Exercise directions:
Each line that holds the word "this" should be returned.

(Source code of charts)
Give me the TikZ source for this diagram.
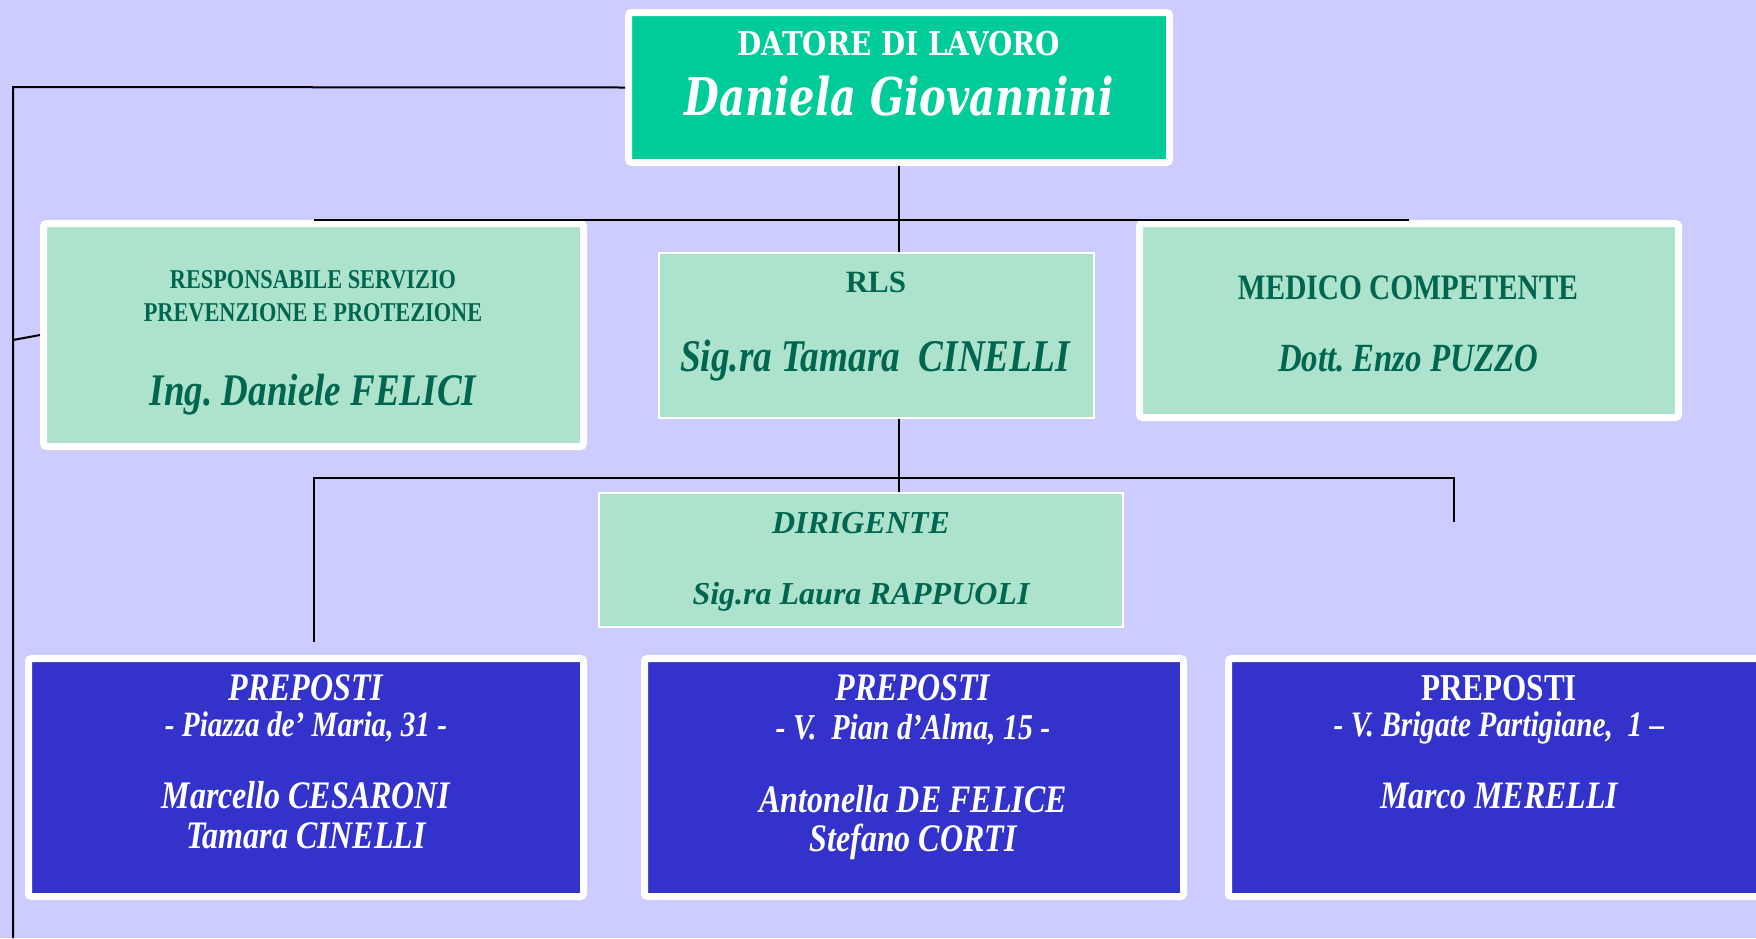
\documentclass[tikz,border=0pt]{standalone}
\usepackage{fontspec}
\setmainfont{Liberation Serif}
\newfontfamily\narrowserif[FakeStretch=0.82]{Liberation Serif}
\newfontfamily\bossserif[FakeStretch=0.85]{DejaVu Serif}
\newfontfamily\bossname[FakeStretch=0.77]{DejaVu Serif}
\usetikzlibrary{positioning}
\definecolor{lavender}{HTML}{CCCCFF}
\definecolor{bossgreen}{HTML}{00CC99}
\definecolor{palegreen}{HTML}{ADE3CC}
\definecolor{inkgreen}{HTML}{006650}
\definecolor{prepblue}{HTML}{3333CC}
\frenchspacing

\begin{document}
\begin{tikzpicture}[x=0.5pt, y=-0.5pt,
    boxframe/.style={rectangle, draw=white, line width=3.5pt, rounded corners=1.5pt, inner sep=0pt},
    thinframe/.style={rectangle, draw=white, line width=0.7pt, inner sep=0pt},
    txt/.style={anchor=base, align=center, inner sep=0pt},
    link/.style={line width=1pt}
]
    \fill[lavender] (0,0) rectangle (1756,938);
    \useasboundingbox (0,0) rectangle (1756,938);

    % boxes
    \node[boxframe, fill=bossgreen, minimum width=270.5pt, minimum height=75pt] (boss) at (899,87.5) {};
    \node[boxframe, fill=palegreen, minimum width=270pt, minimum height=111.5pt] (rspp) at (313.5,335) {};
    \node[thinframe, fill=palegreen, minimum width=217.5pt, minimum height=82.5pt] (rls) at (876.5,335.5) {};
    \node[boxframe, fill=palegreen, minimum width=269.5pt, minimum height=97pt] (medico) at (1409,320.5) {};
    \node[thinframe, fill=palegreen, minimum width=262pt, minimum height=67pt] (dirig) at (861,560) {};
    \node[boxframe, fill=prepblue, minimum width=277.5pt, minimum height=119pt] (prepA) at (306,777.5) {};
    \node[boxframe, fill=prepblue, minimum width=269.5pt, minimum height=119pt] (prepB) at (914,777.5) {};
    \node[boxframe, fill=prepblue, minimum width=277.5pt, minimum height=119pt] (prepC) at (1506,777.5) {};

    % connectors
    \coordinate (barTop) at (13,87);
    \coordinate (barEnd) at (13,938);
    \coordinate (rsppTap) at (13,340);
    \coordinate (midBar) at (899,478);
    \coordinate (prepTap) at (314,642);
    \coordinate (rightTap) at (1454,522);
    \draw[link] (boss.west) -- (barTop) -- (barEnd);
    \draw[link] (rsppTap) -- (rspp.west);
    \draw[link] (boss.south) -- (boss.south |- rls.north);
    \draw[link] (rspp.north) -- (medico.north);
    \draw[link] (midBar |- rls.south) -- (midBar |- dirig.north);
    \draw[link] (prepTap) |- (midBar) -| (rightTap);

    % texts (multi-line nodes sit on their last baseline)
    \node[txt, text=white, font=\bossserif\bfseries\fontsize{16.4}{30}\selectfont] (bossText) at (899,115)
        {DATORE DI LAVORO\\{\bossname\bfseries\itshape\fontsize{26}{30}\selectfont Daniela Giovannini}};
    \node[txt, text=inkgreen, font=\narrowserif\bfseries\fontsize{13.6}{16.25}\selectfont] (rsppText) at (313,321)
        {RESPONSABILE SERVIZIO\\PREVENZIONE E PROTEZIONE};
    \node[txt, text=inkgreen, font=\narrowserif\bfseries\itshape\fontsize{22.6}{26}\selectfont] (rsppName) at (313,405.5)
        {Ing. Daniele FELICI};
    \node[txt, text=inkgreen, font=\bfseries\fontsize{15.5}{18}\selectfont] (rlsText) at (876,292.5) {RLS};
    \node[txt, text=inkgreen, font=\narrowserif\bfseries\itshape\fontsize{22.7}{26}\selectfont] (rlsName) at (875,371.5)
        {Sig.ra Tamara\ \ CINELLI};
    \node[txt, text=inkgreen, font=\narrowserif\bfseries\fontsize{17.9}{22}\selectfont] (medicoText) at (1408,299)
        {MEDICO COMPETENTE};
    \node[txt, text=inkgreen, font=\narrowserif\bfseries\itshape\fontsize{20}{22}\selectfont] (medicoName) at (1408,371)
        {Dott. Enzo PUZZO};
    \node[txt, text=inkgreen, font=\bfseries\itshape\fontsize{16}{19}\selectfont] (dirigText) at (861,533) {DIRIGENTE};
    \node[txt, text=inkgreen, font=\bfseries\itshape\fontsize{16}{19}\selectfont] (dirigName) at (861,604)
        {Sig.ra Laura RAPPUOLI};

    \node[txt, text=white, font=\narrowserif\bfseries\itshape\fontsize{17.8}{18}\selectfont] (prepAText) at (306,736.5)
        {{\fontsize{19.5}{18}\selectfont PREPOSTI}\\- Piazza de’ Maria, 31 -};
    \node[txt, text=white, font=\narrowserif\bfseries\itshape\fontsize{19.5}{20}\selectfont] (prepAName) at (306,848.5)
        {Marcello CESARONI\\Tamara CINELLI};
    \node[txt, text=white, font=\narrowserif\bfseries\itshape\fontsize{18.2}{19.5}\selectfont] (prepBText) at (913,739.5)
        {{\fontsize{19.5}{19.5}\selectfont PREPOSTI}\\- V.\ \ Pian d’Alma, 15 -};
    \node[txt, text=white, font=\narrowserif\bfseries\itshape\fontsize{19.5}{19.5}\selectfont] (prepBName) at (913,851.5)
        {Antonella DE FELICE\\Stefano CORTI};
    \node[txt, text=white, font=\narrowserif\bfseries\itshape\fontsize{17.9}{18}\selectfont] (prepCText) at (1499,736.5)
        {{\upshape\fontsize{19}{18}\selectfont PREPOSTI}\\- V. Brigate Partigiane,\ \ 1 –};
    \node[txt, text=white, font=\narrowserif\bfseries\itshape\fontsize{19.4}{20}\selectfont] (prepCName) at (1499,808)
        {Marco MERELLI};
\end{tikzpicture}
\end{document}
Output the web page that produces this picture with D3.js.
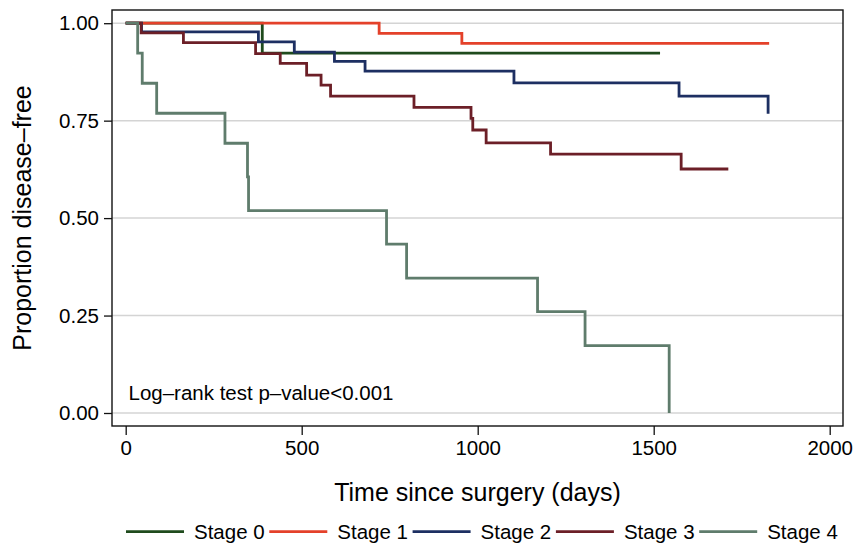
<!DOCTYPE html>
<html>
<head>
<meta charset="utf-8">
<script src="https://cdn.jsdelivr.net/npm/d3@7"></script>
<style>
  body { margin: 0; background: #fff; }
  text { font-family: "Liberation Sans", Arial, Helvetica, sans-serif; fill: #000; }
</style>
</head>
<body>
<div id="km"></div>
<script>
const width = 855
const height = 554

// Kaplan-Meier steps (day of event, proportion after it)
const stages = ["Stage 0", "Stage 1", "Stage 2", "Stage 3", "Stage 4"]

const stage0Days = [0, 388, 1518]
const stage0Surv = [1, 0.923, 0.923]

const stage1Days = [0, 720, 955, 1828]
const stage1Surv = [1, 0.974, 0.948, 0.948]

const stage2Days = [0, 45, 377, 479, 593, 680, 1103, 1572, 1825]
const stage2Surv = [1, 0.978, 0.952, 0.926, 0.902, 0.877, 0.847, 0.813, 0.768]

const stage3Days = [0, 44, 164, 369, 439, 514, 555, 582, 819, 981, 986, 1024, 1207, 1578, 1712]
const stage3Surv = [1, 0.975, 0.950, 0.922, 0.897, 0.867, 0.841, 0.813, 0.784, 0.756, 0.726, 0.693, 0.664, 0.626, 0.626]

const stage4Days = [0, 34, 47, 88, 282, 346, 349, 741, 798, 1170, 1305, 1544]
const stage4Surv = [1, 0.923, 0.846, 0.769, 0.692, 0.606, 0.519, 0.433, 0.346, 0.260, 0.173, 0]

const stageColors = ["#1f4b1d", "#e4412a", "#1d2f62", "#6c1f27", "#5f7c6c"]

const xTicks = [0, 500, 1000, 1500, 2000]
const yTicks = [0, 0.25, 0.5, 0.75, 1]

const annotation = "Log–rank test p–value<0.001"
const xTitle = "Time since surgery (days)"
const yTitle = "Proportion disease–free"

const series = stages.map((name, i) => {
    const days = [stage0Days, stage1Days, stage2Days, stage3Days, stage4Days][i]
    const surv = [stage0Surv, stage1Surv, stage2Surv, stage3Surv, stage4Surv][i]
    return {name: name, color: stageColors[i], points: days.map((d, j) => [d, surv[j]])}
})

// plot frame
const frame = {left: 112, right: 843, top: 10, bottom: 426}

const x = d3.scaleLinear().domain([0, 2000]).range([125.7, 829.7])
const y = d3.scaleLinear().domain([0, 1]).range([413, 23.2])

const svg = d3.select("#km")
  .append("svg")
  .attr("width", width)
  .attr("height", height)
  .attr("viewBox", [0, 0, width, height])

// gridlines
svg.append("g")
  .selectAll("line")
  .data(yTicks)
  .join("line")
    .attr("x1", frame.left)
    .attr("x2", frame.right)
    .attr("y1", d => y(d))
    .attr("y2", d => y(d))
    .attr("stroke", "#d4d4d4")
    .attr("stroke-width", 1.5)

// survival curves
const line = d3.line()
  .x(d => x(d[0]))
  .y(d => y(d[1]))
  .curve(d3.curveStepAfter)

svg.append("g")
  .selectAll("path")
  .data(series)
  .join("path")
    .attr("d", d => line(d.points))
    .attr("fill", "none")
    .attr("stroke", d => d.color)
    .attr("stroke-width", 2.8)

// frame box
svg.append("rect")
  .attr("x", frame.left)
  .attr("y", frame.top)
  .attr("width", frame.right - frame.left)
  .attr("height", frame.bottom - frame.top)
  .attr("fill", "none")
  .attr("stroke", "#111")
  .attr("stroke-width", 1.4)

// axes
const yAxis = svg.append("g")
  .attr("transform", `translate(${frame.left},0)`)
  .call(d3.axisLeft(y).tickValues(yTicks).tickFormat(d3.format(".2f")).tickSize(8).tickPadding(5))

const xAxis = svg.append("g")
  .attr("transform", `translate(0,${frame.bottom})`)
  .call(d3.axisBottom(x).tickValues(xTicks).tickFormat(d3.format("d")).tickSize(9).tickPadding(5))

for (const ax of [xAxis, yAxis]) {
    ax.select(".domain").remove()
    ax.selectAll(".tick line").attr("stroke", "#111").attr("stroke-width", 1.3)
    ax.selectAll(".tick text")
      .attr("font-family", "Liberation Sans, Arial, sans-serif")
      .attr("font-size", 20.5)
      .attr("fill", "#000")
}

// titles
svg.append("text")
  .attr("x", (frame.left + frame.right) / 2)
  .attr("y", 501)
  .attr("text-anchor", "middle")
  .attr("font-size", 25)
  .text(xTitle)

svg.append("text")
  .attr("transform", `translate(31,${(frame.top + frame.bottom) / 2}) rotate(-90)`)
  .attr("text-anchor", "middle")
  .attr("font-size", 25)
  .text(yTitle)

svg.append("text")
  .attr("x", 128.5)
  .attr("y", 399.5)
  .attr("font-size", 20.5)
  .text(annotation)

// legend
const legendX = d3.scaleBand().domain(stages).range([126, 126 + 5 * 143.3])

const legend = svg.append("g")
  .selectAll("g")
  .data(series)
  .join("g")
    .attr("transform", d => `translate(${legendX(d.name)},531.7)`)

legend.append("line")
  .attr("x1", 0)
  .attr("x2", 58)
  .attr("stroke", d => d.color)
  .attr("stroke-width", 2.8)

legend.append("text")
  .attr("x", 68)
  .attr("y", 7)
  .attr("font-size", 20.5)
  .text(d => d.name)
</script>
</body>
</html>
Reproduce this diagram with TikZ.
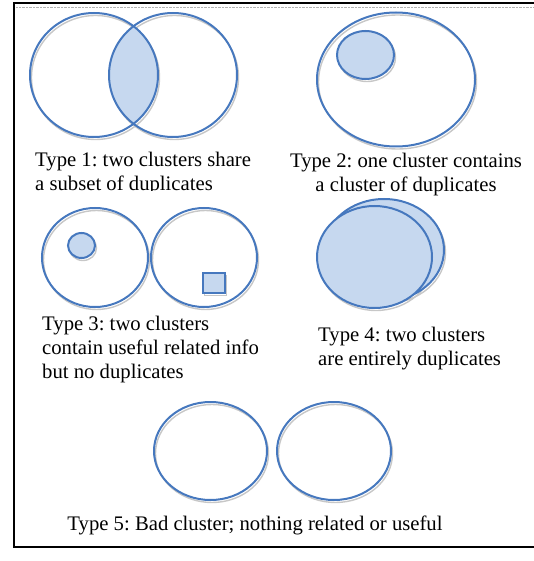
\documentclass[tikz,border=0pt]{standalone}
\usepackage{fontspec}
\setmainfont{Liberation Serif}
\frenchspacing
\definecolor{clublue}{RGB}{70,120,190}
\definecolor{dupfill}{RGB}{198,216,239}
\begin{document}
\begin{tikzpicture}[x=1pt,y=-1pt]
\tikzset{clu/.style={draw=clublue, line width=2pt},
  dup/.style={clu, fill=dupfill},
  ombre/.style={draw=black!22, line width=1.4pt, shift={(1.5,2.5)}},
  legende/.style={inner sep=0pt, font=\fontsize{20.7}{24}\selectfont, align=left}}
\useasboundingbox (0,0) rectangle (534,561);
\draw[line width=2.4pt] (534,3) -- (14,3) -- (14,547) -- (534,547);
\draw[black!30, densely dotted] (16,7) -- (534,7);
\draw[ombre] (94,75) ellipse [x radius=64, y radius=62];
\draw[ombre] (173,75) ellipse [x radius=64, y radius=62];
\begin{scope}
\clip (94,75) ellipse [x radius=64, y radius=62];
\fill[dupfill] (173,75) ellipse [x radius=64, y radius=62];
\end{scope}
\draw[clu] (94,75) ellipse [x radius=64, y radius=62];
\draw[clu] (173,75) ellipse [x radius=64, y radius=62];
\begin{scope}
\clip (20,140) rectangle (270,191);
\node[legende, anchor=base west] (t1) at (35,190) {Type 1: two clusters share\\a subset of duplicates};
\end{scope}
\draw[ombre] (396,79.5) ellipse [x radius=79, y radius=67];
\draw[ombre] (365.5,55) ellipse [x radius=28.5, y radius=24];
\draw[clu] (396,79.5) ellipse [x radius=79, y radius=67];
\draw[dup] (365.5,55) ellipse [x radius=28.5, y radius=24];
\node[legende, align=center, anchor=base] (t2) at (406,192) {Type 2: one cluster contains\\a cluster of duplicates};
\draw[ombre] (95,257.5) ellipse [x radius=53, y radius=49.5];
\draw[ombre] (204,257.5) ellipse [x radius=53, y radius=49.5];
\draw[ombre] (81.5,245.5) ellipse [x radius=13.5, y radius=12.5];
\draw[ombre] (203,273) rectangle (225,293);
\draw[clu] (95,257.5) ellipse [x radius=53, y radius=49.5];
\draw[clu] (204,257.5) ellipse [x radius=53, y radius=49.5];
\draw[dup] (81.5,245.5) ellipse [x radius=13.5, y radius=12.5];
\draw[dup] (203,273) rectangle (225,293);
\node[legende, anchor=base west] (t3) at (42,378) {Type 3: two clusters\\contain useful related info\\but no duplicates};
\draw[ombre] (384,250) ellipse [x radius=60, y radius=51];
\draw[ombre] (374.5,257) ellipse [x radius=57.5, y radius=51];
\draw[dup] (384,250) ellipse [x radius=60, y radius=51];
\draw[dup] (374.5,257) ellipse [x radius=57.5, y radius=51];
\node[legende, anchor=base west] (t4) at (318,365) {Type 4: two clusters\\are entirely duplicates};
\draw[ombre] (210.5,451) ellipse [x radius=56.5, y radius=49];
\draw[ombre] (334,451) ellipse [x radius=57, y radius=49];
\draw[clu] (210.5,451) ellipse [x radius=56.5, y radius=49];
\draw[clu] (334,451) ellipse [x radius=57, y radius=49];
\node[legende, anchor=base] (t5) at (255,530) {Type 5: Bad cluster; nothing related or useful};
\end{tikzpicture}
\end{document}
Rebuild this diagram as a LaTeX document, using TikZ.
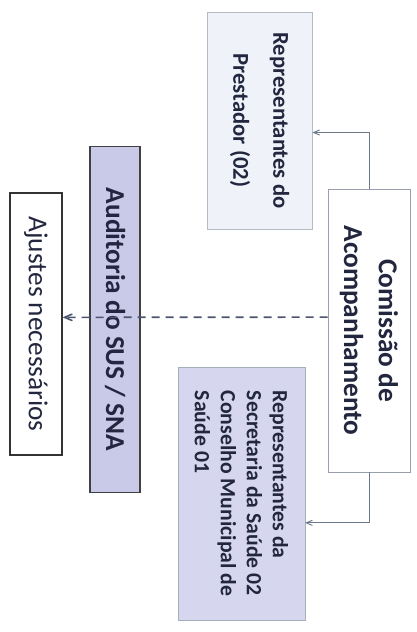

In response:
Give me the TikZ source for this diagram.
Output the web page that produces this picture with D3.js.
Reproduce this diagram with TikZ.
Rebuild this diagram as a LaTeX document, using TikZ.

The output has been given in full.